• EXERCISE DIRECTIONS:
Write out each line that follows exactly as it stands, without the pictures.

[Start RECORDS FOR THE TASK]

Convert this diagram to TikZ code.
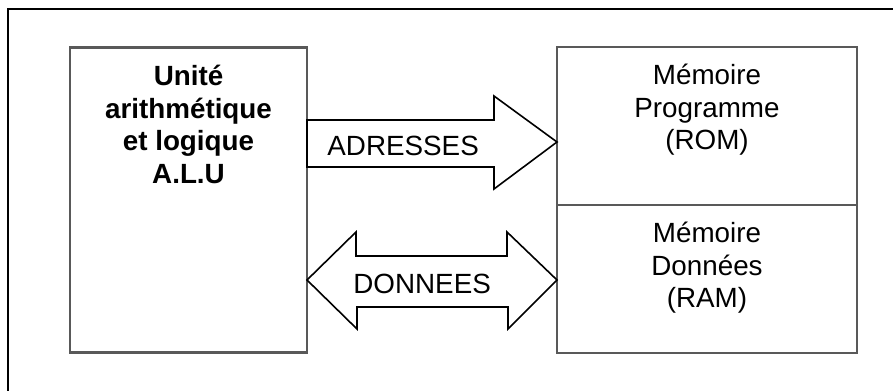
\documentclass[tikz,border=0pt]{standalone}
\usepackage{fontspec}
\setmainfont{Liberation Sans}
\usetikzlibrary{positioning}

\tikzset{
  box/.style={draw=black!65, line width=1.1pt, outer sep=0pt, inner sep=0pt},
  fat/.style={draw=black, line width=0.8pt, line join=miter},
  txt/.style={inner sep=0pt, align=center, font=\fontsize{13.9}{16.2}\selectfont},
  lbl/.style={inner sep=0pt, font=\fontsize{13.9}{16.2}\selectfont}
}

\begin{document}
\begin{tikzpicture}[x=0.5pt,y=-0.5pt]
\useasboundingbox (0,0) rectangle (893,391);
\draw[line width=0.9pt] (893,9)--(8,9)--(8,391);

% boxes
\node[box, minimum width=118.5pt, minimum height=152.5pt] (alu) at (188.5,200) {};
\node[box, minimum width=150pt, minimum height=79pt] (rom) at (707,126) {};
\node[box, minimum width=150pt, minimum height=74pt, below=0pt of rom] (ram) {};

\node[txt, font=\fontsize{13.9}{16.4}\selectfont\bfseries, below=8.5pt of alu.north] (alutxt)
  {Unité\\arithmétique\\et logique\\A.L.U};
\node[txt, below=8.5pt of rom.north] (romtxt) {Mémoire\\Programme\\(ROM)};
\node[txt, below=8.5pt of ram.north] (ramtxt) {Mémoire\\Données\\(RAM)};

% bus arrows
\draw[fat] (alu.east |- 0,120) -- ++(187,0) -- ++(0,-24) -- (rom.west |- 0,142)
  -- ++(-63,47) -- ++(0,-22) -- (alu.east |- 0,167) -- cycle;
\draw[fat] (alu.east |- 0,280) -- ++(49,-48) -- ++(0,24) -- ++(151,0) -- ++(0,-24)
  -- (ram.west |- 0,280) -- ++(-49,49) -- ++(0,-22) -- ++(-151,0) -- ++(0,22) -- cycle;

\node[lbl, anchor=base west] (adr) at (327,155) {ADRESSES};
\node[lbl, anchor=base west] (don) at (353,293) {DONNEES};
\end{tikzpicture}
\end{document}
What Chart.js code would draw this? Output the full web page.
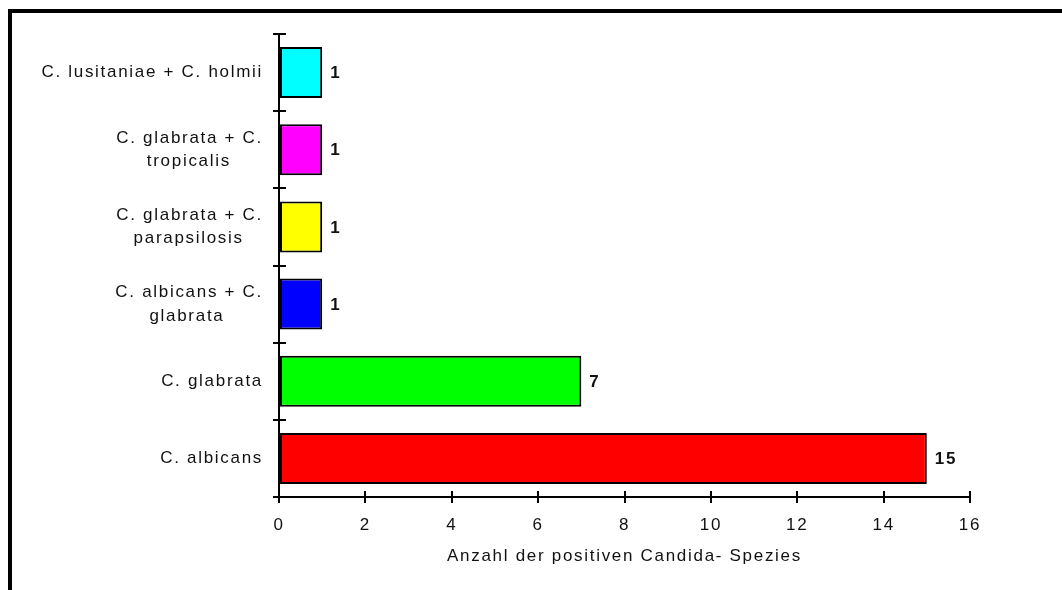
<!DOCTYPE html>
<html>
<head>
<meta charset="utf-8">
<script src="https://cdn.jsdelivr.net/npm/chart.js@4/dist/chart.umd.min.js"></script>
<style>
  html, body { margin: 0; padding: 0; background: #fff; overflow: hidden; }
  #frame {
    position: absolute; left: 8px; top: 9px; width: 1200px; height: 800px;
    border-left: 4px solid #000; border-top: 4px solid #000;
  }
  #chart { position: absolute; left: 0; top: 0; }
</style>
</head>
<body>
<div id="frame"></div>
<canvas id="chart" width="1062" height="590"></canvas>
<script>
  // categories, top to bottom
  const categories = [
    ["C. lusitaniae + C. holmii"],
    ["C. glabrata + C.", "tropicalis"],
    ["C. glabrata + C.", "parapsilosis"],
    ["C. albicans + C.", "glabrata"],
    ["C. glabrata"],
    ["C. albicans"],
  ];
  const counts = [1, 1, 1, 1, 7, 15];
  const barColors = ["#00ffff", "#ff00ff", "#ffff00", "#0000ff", "#00ff00", "#ff0000"];
  const xTitle = "Anzahl der positiven Candida- Spezies";
  const xMin = 0;
  const xMax = 16;
  const xStep = 2;

  const FONT = '"Liberation Sans", Arial, sans-serif';
  const SIZE = 17;
  const LS = "1.7px";

  // excel style: lines of one label centred against each other
  const measure = document.createElement("canvas").getContext("2d");
  function centerLines(lines) {
    if (!Array.isArray(lines) || lines.length < 2) return lines;
    measure.font = SIZE + "px " + FONT;
    measure.letterSpacing = LS;
    const widths = lines.map((l) => measure.measureText(l).width);
    const max = Math.max(...widths);
    const sp = measure.measureText(" ").width;
    return lines.map((l, i) => l + " ".repeat(Math.round((max - widths[i]) / 2 / sp)));
  }

  const spacing = {
    id: "spacing",
    beforeUpdate(chart) { chart.ctx.letterSpacing = LS; },
    beforeLayout(chart) { chart.ctx.letterSpacing = LS; },
    beforeDraw(chart) { chart.ctx.letterSpacing = LS; },
  };

  // tick marks crossing the axes (inner half)
  const innerTicks = {
    id: "innerTicks",
    afterDraw(chart) {
      const ctx = chart.ctx;
      const area = chart.chartArea;
      const x = chart.scales.x;
      const y = chart.scales.y;
      ctx.save();
      ctx.strokeStyle = "#000";
      ctx.lineWidth = 2;
      ctx.beginPath();
      x.ticks.forEach((t) => {
        const px = Math.round(x.getPixelForValue(t.value));
        ctx.moveTo(px, area.bottom);
        ctx.lineTo(px, area.bottom - 6);
      });
      for (let i = 0; i <= categories.length; i++) {
        const py = Math.round(y.getPixelForValue(i - 0.5));
        ctx.moveTo(area.left, py);
        ctx.lineTo(area.left + 7, py);
      }
      ctx.stroke();
      ctx.restore();
    },
  };

  const valueLabels = {
    id: "valueLabels",
    afterDatasetsDraw(chart) {
      const ctx = chart.ctx;
      const meta = chart.getDatasetMeta(0);
      ctx.save();
      ctx.letterSpacing = LS;
      ctx.font = "bold " + SIZE + "px " + FONT;
      ctx.fillStyle = "#111";
      ctx.textAlign = "left";
      ctx.textBaseline = "middle";
      meta.data.forEach((bar, i) => {
        ctx.fillText(String(counts[i]), bar.x + 8, bar.y + 1);
      });
      ctx.restore();
    },
  };

  new Chart(document.getElementById("chart"), {
    type: "bar",
    data: {
      labels: categories,
      datasets: [
        {
          data: counts,
          backgroundColor: barColors,
          borderColor: "#000",
          borderWidth: 2,
          borderSkipped: false,
          categoryPercentage: 1,
          barPercentage: 0.66,
        },
      ],
    },
    options: {
      indexAxis: "y",
      responsive: false,
      animation: false,
      devicePixelRatio: 1,
      layout: { padding: { left: 0, top: 34, right: 92, bottom: 20 } },
      plugins: {
        legend: { display: false },
        tooltip: { enabled: false },
      },
      scales: {
        x: {
          min: xMin,
          max: xMax,
          afterFit: (scale) => { scale.height = 73; },
          border: { color: "#000", width: 2 },
          grid: { drawOnChartArea: false, color: "#000", lineWidth: 2, tickLength: 6 },
          ticks: {
            stepSize: xStep,
            padding: 12,
            color: "#111",
            font: { family: FONT, size: SIZE, lineHeight: 1.2 },
          },
          title: {
            display: true,
            text: xTitle,
            color: "#111",
            padding: { top: 0, bottom: 3 },
            font: { family: FONT, size: SIZE, lineHeight: 1.2 },
          },
        },
        y: {
          afterFit: (scale) => { scale.width = 279; },
          border: { color: "#000", width: 2 },
          grid: { drawOnChartArea: false, color: "#000", lineWidth: 2, tickLength: 6, offset: true },
          ticks: {
            padding: 10,
            color: "#111",
            font: { family: FONT, size: SIZE, lineHeight: 1.38 },
            callback: function (value) {
              return centerLines(this.getLabelForValue(value));
            },
          },
        },
      },
    },
    plugins: [spacing, innerTicks, valueLabels],
  });
</script>
</body>
</html>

[End RECORDS FOR THE TASK]

• SOLUTION FOR THIS PROBLEM:
Convert this diagram to TikZ code.
\documentclass[tikz,border=0pt]{standalone}
\usepackage{fontspec}
\setmainfont{Liberation Sans}
\usetikzlibrary{positioning}

\tikzset{
  box/.style={draw=black!65, line width=1.1pt, outer sep=0pt, inner sep=0pt},
  fat/.style={draw=black, line width=0.8pt, line join=miter},
  txt/.style={inner sep=0pt, align=center, font=\fontsize{13.9}{16.2}\selectfont},
  lbl/.style={inner sep=0pt, font=\fontsize{13.9}{16.2}\selectfont}
}

\begin{document}
\begin{tikzpicture}[x=0.5pt,y=-0.5pt]
\useasboundingbox (0,0) rectangle (893,391);
\draw[line width=0.9pt] (893,9)--(8,9)--(8,391);

% boxes
\node[box, minimum width=118.5pt, minimum height=152.5pt] (alu) at (188.5,200) {};
\node[box, minimum width=150pt, minimum height=79pt] (rom) at (707,126) {};
\node[box, minimum width=150pt, minimum height=74pt, below=0pt of rom] (ram) {};

\node[txt, font=\fontsize{13.9}{16.4}\selectfont\bfseries, below=8.5pt of alu.north] (alutxt)
  {Unité\\arithmétique\\et logique\\A.L.U};
\node[txt, below=8.5pt of rom.north] (romtxt) {Mémoire\\Programme\\(ROM)};
\node[txt, below=8.5pt of ram.north] (ramtxt) {Mémoire\\Données\\(RAM)};

% bus arrows
\draw[fat] (alu.east |- 0,120) -- ++(187,0) -- ++(0,-24) -- (rom.west |- 0,142)
  -- ++(-63,47) -- ++(0,-22) -- (alu.east |- 0,167) -- cycle;
\draw[fat] (alu.east |- 0,280) -- ++(49,-48) -- ++(0,24) -- ++(151,0) -- ++(0,-24)
  -- (ram.west |- 0,280) -- ++(-49,49) -- ++(0,-22) -- ++(-151,0) -- ++(0,22) -- cycle;

\node[lbl, anchor=base west] (adr) at (327,155) {ADRESSES};
\node[lbl, anchor=base west] (don) at (353,293) {DONNEES};
\end{tikzpicture}
\end{document}
What Chart.js code would draw this? Output the full web page.
<!DOCTYPE html>
<html>
<head>
<meta charset="utf-8">
<script src="https://cdn.jsdelivr.net/npm/chart.js@4/dist/chart.umd.min.js"></script>
<style>
  html, body { margin: 0; padding: 0; background: #fff; overflow: hidden; }
  #frame {
    position: absolute; left: 8px; top: 9px; width: 1200px; height: 800px;
    border-left: 4px solid #000; border-top: 4px solid #000;
  }
  #chart { position: absolute; left: 0; top: 0; }
</style>
</head>
<body>
<div id="frame"></div>
<canvas id="chart" width="1062" height="590"></canvas>
<script>
  // categories, top to bottom
  const categories = [
    ["C. lusitaniae + C. holmii"],
    ["C. glabrata + C.", "tropicalis"],
    ["C. glabrata + C.", "parapsilosis"],
    ["C. albicans + C.", "glabrata"],
    ["C. glabrata"],
    ["C. albicans"],
  ];
  const counts = [1, 1, 1, 1, 7, 15];
  const barColors = ["#00ffff", "#ff00ff", "#ffff00", "#0000ff", "#00ff00", "#ff0000"];
  const xTitle = "Anzahl der positiven Candida- Spezies";
  const xMin = 0;
  const xMax = 16;
  const xStep = 2;

  const FONT = '"Liberation Sans", Arial, sans-serif';
  const SIZE = 17;
  const LS = "1.7px";

  // excel style: lines of one label centred against each other
  const measure = document.createElement("canvas").getContext("2d");
  function centerLines(lines) {
    if (!Array.isArray(lines) || lines.length < 2) return lines;
    measure.font = SIZE + "px " + FONT;
    measure.letterSpacing = LS;
    const widths = lines.map((l) => measure.measureText(l).width);
    const max = Math.max(...widths);
    const sp = measure.measureText(" ").width;
    return lines.map((l, i) => l + " ".repeat(Math.round((max - widths[i]) / 2 / sp)));
  }

  const spacing = {
    id: "spacing",
    beforeUpdate(chart) { chart.ctx.letterSpacing = LS; },
    beforeLayout(chart) { chart.ctx.letterSpacing = LS; },
    beforeDraw(chart) { chart.ctx.letterSpacing = LS; },
  };

  // tick marks crossing the axes (inner half)
  const innerTicks = {
    id: "innerTicks",
    afterDraw(chart) {
      const ctx = chart.ctx;
      const area = chart.chartArea;
      const x = chart.scales.x;
      const y = chart.scales.y;
      ctx.save();
      ctx.strokeStyle = "#000";
      ctx.lineWidth = 2;
      ctx.beginPath();
      x.ticks.forEach((t) => {
        const px = Math.round(x.getPixelForValue(t.value));
        ctx.moveTo(px, area.bottom);
        ctx.lineTo(px, area.bottom - 6);
      });
      for (let i = 0; i <= categories.length; i++) {
        const py = Math.round(y.getPixelForValue(i - 0.5));
        ctx.moveTo(area.left, py);
        ctx.lineTo(area.left + 7, py);
      }
      ctx.stroke();
      ctx.restore();
    },
  };

  const valueLabels = {
    id: "valueLabels",
    afterDatasetsDraw(chart) {
      const ctx = chart.ctx;
      const meta = chart.getDatasetMeta(0);
      ctx.save();
      ctx.letterSpacing = LS;
      ctx.font = "bold " + SIZE + "px " + FONT;
      ctx.fillStyle = "#111";
      ctx.textAlign = "left";
      ctx.textBaseline = "middle";
      meta.data.forEach((bar, i) => {
        ctx.fillText(String(counts[i]), bar.x + 8, bar.y + 1);
      });
      ctx.restore();
    },
  };

  new Chart(document.getElementById("chart"), {
    type: "bar",
    data: {
      labels: categories,
      datasets: [
        {
          data: counts,
          backgroundColor: barColors,
          borderColor: "#000",
          borderWidth: 2,
          borderSkipped: false,
          categoryPercentage: 1,
          barPercentage: 0.66,
        },
      ],
    },
    options: {
      indexAxis: "y",
      responsive: false,
      animation: false,
      devicePixelRatio: 1,
      layout: { padding: { left: 0, top: 34, right: 92, bottom: 20 } },
      plugins: {
        legend: { display: false },
        tooltip: { enabled: false },
      },
      scales: {
        x: {
          min: xMin,
          max: xMax,
          afterFit: (scale) => { scale.height = 73; },
          border: { color: "#000", width: 2 },
          grid: { drawOnChartArea: false, color: "#000", lineWidth: 2, tickLength: 6 },
          ticks: {
            stepSize: xStep,
            padding: 12,
            color: "#111",
            font: { family: FONT, size: SIZE, lineHeight: 1.2 },
          },
          title: {
            display: true,
            text: xTitle,
            color: "#111",
            padding: { top: 0, bottom: 3 },
            font: { family: FONT, size: SIZE, lineHeight: 1.2 },
          },
        },
        y: {
          afterFit: (scale) => { scale.width = 279; },
          border: { color: "#000", width: 2 },
          grid: { drawOnChartArea: false, color: "#000", lineWidth: 2, tickLength: 6, offset: true },
          ticks: {
            padding: 10,
            color: "#111",
            font: { family: FONT, size: SIZE, lineHeight: 1.38 },
            callback: function (value) {
              return centerLines(this.getLabelForValue(value));
            },
          },
        },
      },
    },
    plugins: [spacing, innerTicks, valueLabels],
  });
</script>
</body>
</html>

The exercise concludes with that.